The hearing was originally intended to examine the administration’s anti-immigrant policies, the El Paso Times reports, “but following last month’s mass shooting—the largest anti-Latino attack in recent U.S. history—the hearing was expanded to include the relationship between the president’s anti-immigrant rhetoric and domestic terrorism.”
That relationship is undeniable: The white supremacist who targeted El Paso complained about a supposed “Hispanic invasion” of Texas, mirroring Trump’s rhetoric. In fact, as Escobar noted, a USA Today analysis found that Trump has spewed violent, anti-immigrant rhetoric more than 500 times since 2017, including using the word “invasion” at least 19 times.
“Many of us were absolutely stunned when, at a Florida rally in May, the President rhetorically asked the crowd what he should do with migrants who crossed the border,” she continued. “One of the President’s supporters yelled, ‘shoot them!’ And the President laughed.”
This terrorism targeted Latinos and should be a national security concern, yet not one Republican showed up at Escobar’s field hearing. “Unnamed Republican representatives had planned to attend, Escobar said, but ‘backed out at the last minute’ for unknown reasons,” the El Paso Times continued. House Judiciary Committee Chair Jerry Nadler said, “Either they don’t really care about these issues or they’re intimated by the president and the administration, [or] maybe both.”
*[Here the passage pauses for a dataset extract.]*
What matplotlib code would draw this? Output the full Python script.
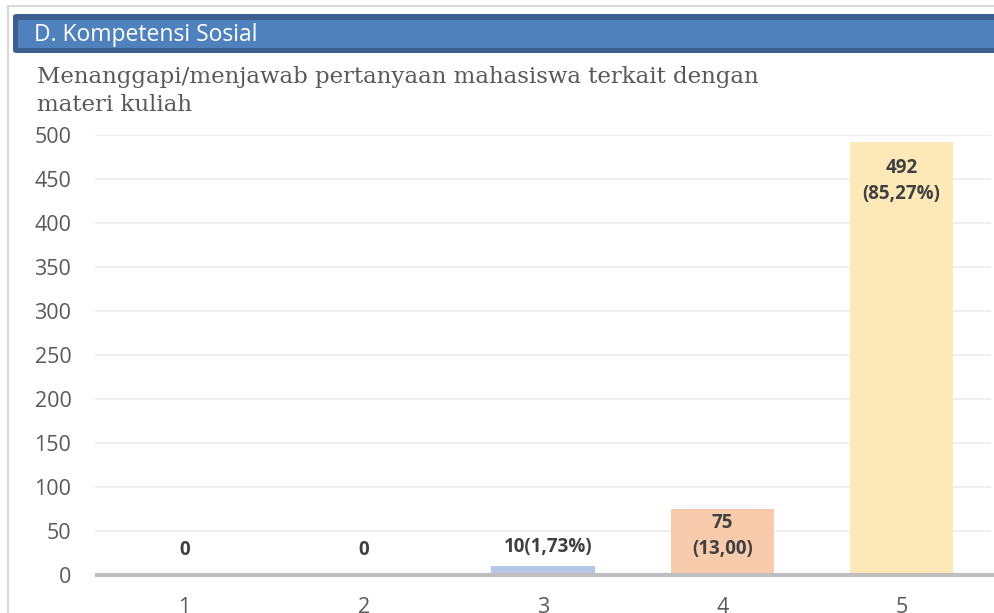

According to the El Paso Times, “The other recommendations focused on immigration and included ending Trump's existing policies of separating families at the border and making asylum seekers wait in Mexico, as well as increasing public oversight of U.S. Customs and Border Protection and ensuring migrants have access to legal representation.”
Under the inhumane “Remain in Mexico” policy, 38,000 vulnerable asylum-seekers have been forced to wait out their immigration cases in dangerous regions where assaults, murders, and kidnappings are common. In one instance, kidnappers targeted a shelter “looking for Cuban migrants, favored targets because relatives in the United States are known to pay exorbitant ransoms to free abducted loved ones.” They instead stole the Rev. Aarón Méndez, the pastor who runs the shelter. He hasn’t been seen for a month now.
“Those sent back suffer harassment and danger,” Escobar continued. “One father of a young family was kidnapped and beaten while trying to find diapers. Another young woman was raped by Mexican federal police. In my nine months in Congress, it is clearer than ever that this administration governs with cruelty.”
Cruelty that will damage children into their adulthoods. A recent Department of Health and Human Services watchdog report found that children kidnapped from their parents under the administration’s barbaric “zero tolerance” policy suffered “fear, feelings of abandonment, and post-traumatic stress” as a result of their separation, with some kids believing that their parents had abandoned them, while others “expressed acute grief that caused them to cry inconsolably.”
“We must understand the human toll of these policies, the inhumanity and the indignities that immigrants suffer as we consider funding for the departments that execute those policies,” Escobar said. “And as for the anti-immigrant rhetoric, for many of us those words have become a matter of life and death.”